The principle around aligning with bias and discrimination laws has been simplified to remove industry-specific controls, and is instead centered around tracking compliance status and mapping them implementations.
The principle around designated geographies has been rewritten for clarity and renamed to "approved regions".
Efficacy
All principles now have revised controls.
AI incident response has been updated to include customer disclosure for serious incidents.
Society
All principles now have revised controls.
Two principles around serious model misalignment and technical reuse have been restructured into three new principles preventing deception, cyber exploitation, and catastrophic harm (CBRN).
Upcoming changes
Most controls need recommendations and evidence criteria. We also need to score recommendations based on effort.
Crosswalks to laws (various federal/state laws around AI and bias; EU AI Act, etc) and other standards (NIST AI RMF, SOC2) still need to be built or updated.
We want to include principles around IP risk.
2025-04-07
Thanks to everyone for their latest round of feedback.
In this version, all principles in the Safety, Security, Efficacy, and Society categories have received clearer names and new controls that are clearer and more relevant.
We're now down to no more than 5 principles per category and no more than 5 controls per principle.
Safety
"Mitigate against misuse." now includes evaluation controls.
"Mitigate harmful outputs." now includes evaluation controls, a new control around a harm severity taxonomy, and a new control around human-in-the-loop reviews.
Security
"Limit and monitor AI access to external systems." is now centered around limiting tool use by risk level and necessity.
"Protect access to AI systems, data, and model assets." is focused on access control for critical AI systems. Controls that overlapped with SOC II have been removed.
"Defend against adversarial inputs" now includes evaluation controls.
Privacy
Privacy principles and controls will be updated soon.
Governance
Governance principles and controls will be updated soon.
Efficacy
A new principle, "Keep your AI system within its intended scope.", has been added.
The principle around AI-related incidents was replaced with a new principle around notifying customers for serious AI incidents.
Society
"Safeguard your product against serious model misalignment." now includes evaluation controls.
"Prevent your AI systems from technical misuse against others." now includes evaluation controls.
Upcoming changes
Some Controls need context or recommendations/evidence. We also need to score each recommendation based on how much effort it will take to implement.
We still need to rethink how compliance and reporting fit together; ideally this is combined into a few Governance principles.
Principles around Bias are scattered and unorganized.
Crosswalks to laws (various federal/state laws around AI and bias; EU AI Act, etc) and other standards (NIST AI RMF, SOC2) still need to be built or updated.
We want to include principles around IP risk.
2025-04-02
Thanks to everyone for their latest round of feedback.
In this version, we've tightened the language across the board:
Promises are now Principles. They've been rewritten to the second-person perspective ("Secure your systems" instead of "We secure our systems").
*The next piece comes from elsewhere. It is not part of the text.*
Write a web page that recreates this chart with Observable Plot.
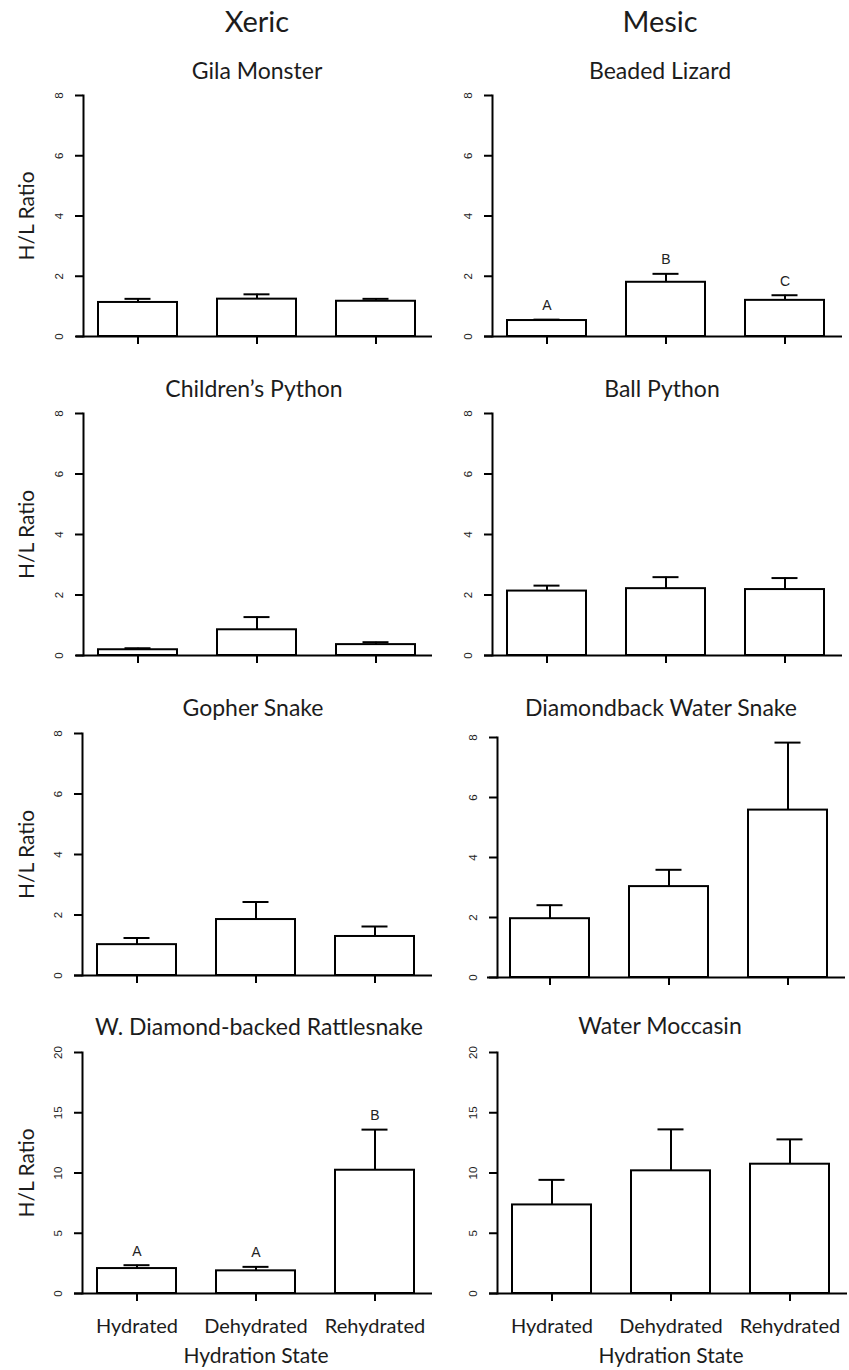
<!DOCTYPE html>
<html>
<head>
<meta charset="utf-8">
<script src="https://cdn.jsdelivr.net/npm/d3@7"></script>
<script src="https://cdn.jsdelivr.net/npm/@observablehq/plot@0.6"></script>
<style>
  html, body { margin: 0; padding: 0; background: #fff; }
  #chart { position: relative; width: 849px; height: 1370px; overflow: hidden; font-family: Lato, "Open Sans", sans-serif; }
  .panel { position: absolute; }
  .panel svg { max-width: none; overflow: visible; background: none; }
  .lbl { position: absolute; transform: translate(-50%, -50%); white-space: nowrap; color: #1c1c1c; line-height: 1; z-index: 2; }
</style>
</head>
<body>
<div id="chart"></div>
<script>
// Hydration states on the x axis
const states = ["Hydrated", "Dehydrated", "Rehydrated"];

// Column headings (habitat type)
const habitats = ["Xeric", "Mesic"];

// Species, left column = xeric, right column = mesic
const species = [
  "Gila Monster", "Beaded Lizard",
  "Children\u2019s Python", "Ball Python",
  "Gopher Snake", "Diamondback Water Snake",
  "W. Diamond-backed Rattlesnake", "Water Moccasin"
];

// Mean heterophil/lymphocyte ratio per species and hydration state
const meanHL = [
  [1.13, 1.24, 1.17],
  [0.53, 1.80, 1.20],
  [0.19, 0.85, 0.36],
  [2.13, 2.21, 2.18],
  [1.02, 1.85, 1.29],
  [1.96, 3.03, 5.58],
  [2.07, 1.88, 10.23],
  [7.35, 10.18, 10.73]
];

// Standard error (upper error bar length)
const seHL = [
  [0.12, 0.16, 0.08],
  [0.03, 0.28, 0.17],
  [0.05, 0.42, 0.08],
  [0.18, 0.38, 0.38],
  [0.22, 0.58, 0.33],
  [0.45, 0.56, 2.25],
  [0.28, 0.33, 3.37],
  [2.08, 3.44, 2.06]
];

// Significance letters (null = none shown)
const sigLetters = [
  null, ["A", "B", "C"],
  null, null,
  null, null,
  ["A", "A", "B"], null
];

// Y axis ticks
const ticksLow = [0, 2, 4, 6, 8];
const ticksHigh = [0, 5, 10, 15, 20];
const panelTicks = [ticksLow, ticksLow, ticksLow, ticksLow, ticksLow, ticksLow, ticksHigh, ticksHigh];

// Page geometry of each panel (pixels)
const frames = [
  {left: 0,   w: 440, axisX: 83,  barL: 97,  barR: 416, baseL: 76,  baseR: 432, top: 95,   zero: 336},
  {left: 440, w: 409, axisX: 492, barL: 506, barR: 825, baseL: 484, baseR: 842, top: 95,   zero: 336},
  {left: 0,   w: 440, axisX: 83,  barL: 97,  barR: 416, baseL: 76,  baseR: 432, top: 413,  zero: 655},
  {left: 440, w: 409, axisX: 492, barL: 506, barR: 825, baseL: 484, baseR: 842, top: 413,  zero: 655},
  {left: 0,   w: 440, axisX: 82,  barL: 96,  barR: 415, baseL: 74,  baseR: 432, top: 733,  zero: 975},
  {left: 440, w: 409, axisX: 497, barL: 509, barR: 828, baseL: 487, baseR: 845, top: 737,  zero: 977},
  {left: 0,   w: 440, axisX: 82,  barL: 96,  barR: 415, baseL: 74,  baseR: 432, top: 1052, zero: 1293},
  {left: 440, w: 409, axisX: 497, barL: 511, barR: 830, baseL: 489, baseR: 847, top: 1052, zero: 1293}
];

// Title centres
const headerPos = [[257, 20], [660, 20]];
const titlePos = [[257, 70], [660, 70], [254, 388], [662, 388], [253, 707], [661, 707], [259, 1026], [660, 1025]];

const chart = document.getElementById("chart");
const sans = "Liberation Sans, Arial, sans-serif";

function addLabel(text, [cx, cy], size) {
  const d = document.createElement("div");
  d.className = "lbl";
  d.textContent = text;
  d.style.left = cx + "px";
  d.style.top = cy + "px";
  d.style.fontSize = size + "px";
  chart.appendChild(d);
}

function panel(i) {
  const f = frames[i];
  const last = i >= 6;
  const leftCol = i % 2 === 0;
  const svgTop = f.top - 15;
  const bottomPad = last ? 76 : 22;
  const H = f.zero - svgTop + bottomPad;
  const ticks = panelTicks[i];
  const rows = states.map((s, j) => ({
    state: s,
    mean: meanHL[i][j],
    upper: meanHL[i][j] + seHL[i][j],
    letter: sigLetters[i] ? sigLetters[i][j] : null
  }));
  const tickLen = 8;

  const marks = [
    Plot.barY(rows, {x: "state", y: "mean", fill: "white", stroke: "black", strokeWidth: 2}),
    Plot.ruleX(rows, {x: "state", y1: "mean", y2: "upper", stroke: "black", strokeWidth: 2}),
    Plot.tickY(rows, {x: "state", y: "upper", stroke: "black", strokeWidth: 2, insetLeft: 26.5, insetRight: 26.5}),
    Plot.frame({anchor: "left", stroke: "black", strokeWidth: 2}),
    Plot.ruleY([0], {stroke: "black", strokeWidth: 2, insetLeft: -(f.axisX - f.baseL)}),
    // y ticks (marks only) and rotated tick labels, parallel to the axis
    Plot.axisY({ticks, tickSize: tickLen, strokeWidth: 2, tickFormat: () => "", label: null}),
    Plot.text(ticks, {
      y: (d) => d, text: (d) => String(d), frameAnchor: "left",
      dx: -(tickLen + 13), rotate: -90, textAnchor: "middle", lineAnchor: "bottom",
      fontSize: 11.5, fontFamily: sans, fill: "#222"
    }),
    Plot.axisX({
      tickSize: 8, strokeWidth: 2, label: null,
      tickFormat: last ? (d) => d : () => "",
      tickPadding: 17, fontSize: 20, fill: "#1c1c1c"
    })
  ];

  if (sigLetters[i]) {
    marks.push(Plot.text(rows, {
      x: "state", y: "upper", text: "letter", dy: -14,
      fontSize: 14, fontFamily: sans, fill: "#222"
    }));
  }
  if (leftCol) {
    marks.push(Plot.text(["H/L Ratio"], {
      frameAnchor: "left", dx: 27 - f.axisX, rotate: -90,
      textAnchor: "middle", lineAnchor: "middle",
      fontSize: 21, fill: "#1c1c1c"
    }));
  }
  if (last) {
    marks.push(Plot.text(["Hydration State"], {
      x: () => states[1], frameAnchor: "bottom", dy: 63,
      textAnchor: "middle", lineAnchor: "middle",
      fontSize: 21, fill: "#1c1c1c"
    }));
  }

  const svg = Plot.plot({
    width: f.w,
    height: H,
    marginLeft: f.axisX - f.left,
    marginRight: f.left + f.w - f.baseR,
    marginTop: f.top - svgTop,
    marginBottom: bottomPad,
    style: {fontFamily: "Lato, 'Open Sans', sans-serif", background: "none", overflow: "visible"},
    x: {type: "band", domain: states, range: [f.barL - f.left, f.barR - f.left], paddingInner: 1 / 3, paddingOuter: 0},
    y: {domain: [ticks[0], ticks[ticks.length - 1]], range: [f.zero - svgTop, f.top - svgTop]},
    marks
  });

  const wrap = document.createElement("div");
  wrap.className = "panel";
  wrap.style.left = f.left + "px";
  wrap.style.top = svgTop + "px";
  wrap.appendChild(svg);
  chart.appendChild(wrap);
}

for (let i = 0; i < species.length; i++) panel(i);

habitats.forEach((h, k) => addLabel(h, headerPos[k], 29));
species.forEach((s, i) => addLabel(s, titlePos[i], 23));
</script>
</body>
</html>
Tasks are now Recommendations, to clarify that they are practices that we strongly recommend (but do not require; there are other ways to comply with Controls.)
Categories have shifted:
2 new categories, Efficacy and Society, has been introduced.
Bias has been removed; its principles have been folded into Governance and Efficacy.
Questions
Should we call the category Efficacy or Robustness?
Upcoming changes
Work continues on clarity; our goal is no more than 5 controls per principle and no more than 5 principles per category.
We're still adding new language and context to each principle.
Some Controls need context or recommendations/evidence. We also need to score each recommendation based on how much effort it will take to implement.
We still need to rethink how compliance and reporting fit together; ideally this is combined into a few Governance principles.
Crosswalks to laws (various federal/state laws around AI and bias; EU AI Act, etc) and other standards (NIST AI RMF, SOC2) still need to be built or updated.
We want to include principles around IP risk.